The students’ plight, detailed in a heartfelt plea shared across X, paints a grim picture. Admitted with hope, they’ve endured online lectures, a nurse-led department, delayed exam results, and allegations of deliberate failures to extract resit fees. Their cries for help—directed at the Radiographers Registration Board of Nigeria (RRBN), the National Universities Commission (NUC), and even the Federal Ministry of Health—echo a broader crisis.  

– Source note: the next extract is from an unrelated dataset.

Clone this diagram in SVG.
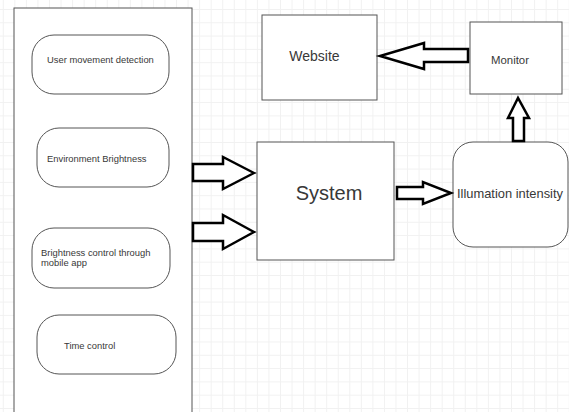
<svg xmlns="http://www.w3.org/2000/svg" width="569" height="412" viewBox="0 0 569 412">
<style>
.box{fill:#fff;stroke:#555;stroke-width:1}
.arr{fill:#fff;stroke:#000;stroke-width:2.5;stroke-linejoin:miter}
text{font-family:"Liberation Sans",Arial,sans-serif;fill:#383838}
</style>
<defs>
<pattern id="grid" x="2.8" y="9" width="11.55" height="13.3" patternUnits="userSpaceOnUse">
<path d="M0.5 0V13.3M0 0.5H11.55" fill="none" stroke="#f1f1f1" stroke-width="1"/>
</pattern>
</defs>
<rect width="569" height="412" fill="#fff"/>
<rect width="569" height="412" fill="url(#grid)"/>
<g id="container"><rect class="box" x="14" y="8" width="178" height="420"/></g>
<g id="user-movement"><rect class="box" x="32" y="35" width="137" height="59" rx="22"/><text x="47" y="63" font-size="9.4">User movement detection</text></g>
<g id="env-brightness"><rect class="box" x="37" y="128" width="132" height="59" rx="22"/><text x="47" y="162" font-size="9.4">Environment Brightness</text></g>
<g id="brightness-app"><rect class="box" x="32" y="228" width="138" height="60" rx="22"/><text x="41" y="256" font-size="9.4">Brightness control through</text><text x="41" y="266" font-size="9.4">mobile app</text></g>
<g id="time-control"><rect class="box" x="37" y="315" width="139" height="59" rx="22"/><text x="64" y="349" font-size="9.4">Time control</text></g>
<g id="system"><rect class="box" x="257" y="142" width="137" height="118"/><text x="329" y="200" font-size="20" text-anchor="middle">System</text></g>
<g id="website"><rect class="box" x="262" y="15" width="115" height="85"/><text x="314.5" y="61" font-size="14" text-anchor="middle">Website</text></g>
<g id="monitor"><rect class="box" x="470" y="22" width="92" height="72"/><text x="510" y="64" font-size="11.4" text-anchor="middle">Monitor</text></g>
<g id="illumination"><rect class="box" x="453" y="142" width="115" height="105" rx="20"/><text x="510" y="198" font-size="12.9" text-anchor="middle">Illumation intensity</text></g>
<g id="connectors">
<polygon class="arr" points="193,164 223,164 223,157 254,173 223,189 223,181 193,181"/>
<polygon class="arr" points="193,223 223,223 223,215 254,232 223,249 223,241 193,241"/>
<polygon class="arr" points="397,187 423,187 423,182 451,193 423,204 423,199 397,199"/>
<polygon class="arr" points="468,49 424,49 424,43 380,56 424,69 424,62 468,62"/>
<polygon class="arr" points="513,141 513,118 508,118 518,98 529,118 524,118 524,141"/>
</g>
</svg>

This isn’t an isolated incident. Reports from Nigeria Education News in 2025 highlight similar accreditation and resource woes in FUOYE’s Mass Communication department, suggesting a systemic rot. The RRBN, tasked under Decree 42 of 1987 with upholding radiography standards, seems powerless—or unwilling—to intervene as a nurse, not a radiographer, oversees the program. This professional mismatch, coupled with inadequate infrastructure, mocks the students’ sacrifices, including exorbitant fees paid under duress.

The government’s chronic underfunding of education—barely 5% of the 2025 budget, per The Conversation—exacerbates the issue. With only a fraction allocated to tertiary institutions, universities like FUOYE are left to fend for themselves, often at the expense of students. The Tertiary Education Trust Fund’s 2% education tax on corporate profits offers a lifeline, but it’s a drop in the bucket against the tide of neglect. Brain drain looms large as qualified graduates seek opportunities abroad, leaving Nigeria’s healthcare system starved of talent.

Yet, hope persists. The students’ resilience—organizing under hashtags like #Save_FUOYE_Rad_Students—signals a fight worth backing. Calls for action from educational bodies, tagged relentlessly on X, demand transparency and accountability. Vice-Chancellor Abayomi Fasina and Acting VC must heed this cry, while the NUC and RRBN must enforce standards, not just rubber-stamp them.

Nigeria stands at a crossroads. Will FUOYE’s radiography crisis be the wake-up call to overhaul a failing system, or will it deepen the chasm of despair? The answer lies in immediate action: accredit the program, replace unqualified leadership, and fund education adequately. Failure to act risks not just these students’ futures but the nation’s health and prosperity. The time for promises is over—results are non-negotiable.